The best-looking sink in the showroom still has to fit the cabinet below it. Bowl depth, pipework position and waste fittings all matter. If you are replacing like for like, the process can be straightforward, but if you are changing sink style or size, it is worth checking measurements carefully.
Tap holes are another detail that can catch people out. Some sinks come pre-drilled, others do not. Some taps need a single hole, while others need more. If you are also changing the worktop, you have more flexibility. If not, the existing setup may influence what is possible.
Then there is cleaning and maintenance. Highly polished finishes can show water marks more easily. Dark sinks can look smart and modern but may need a bit more regular wiping depending on the water in your area. That does not mean avoiding them – only choosing with your eyes open.

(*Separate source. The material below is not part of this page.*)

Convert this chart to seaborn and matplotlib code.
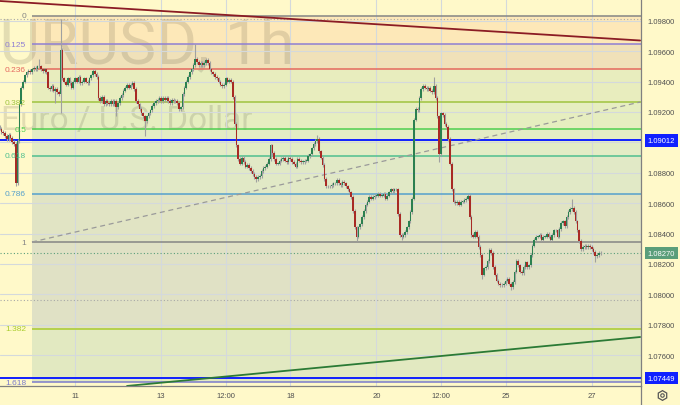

If your kitchen units are still in good condition but the room feels dated, replacing the sink and tap alongside doors, handles and worktops can be a very cost-effective improvement. You keep the layout that already works, avoid the disruption of a full refit, and still make a visible change to one of the busiest areas in the room.
This approach suits many homes around St Neots, Little Paxton and nearby towns, where homeowners often want a practical update rather than a complete rip-out. In those cases, seeing coordinated options together can make decisions much easier. Replacement Kitchen Doors To Size helps people compare these finishing touches in person so the end result feels considered rather than pieced together.
Online images are useful for ideas, but they only tell part of the story. The thickness of a sink edge, the true tone of a tap finish, and how one material sits next to another are things you judge far better in real life.
That matters even more if you are trying to refresh an existing kitchen rather than start from scratch. You are not choosing in isolation. You are choosing pieces that need to work with what is already there, or with the specific doors and worktops you plan to replace.
A good sink and tap choice should make your kitchen easier to use and more pleasant to look at every day. If you can picture yourself filling pans, rinsing plates and wiping down the worktop without thinking twice about it, you are probably looking in the right direction.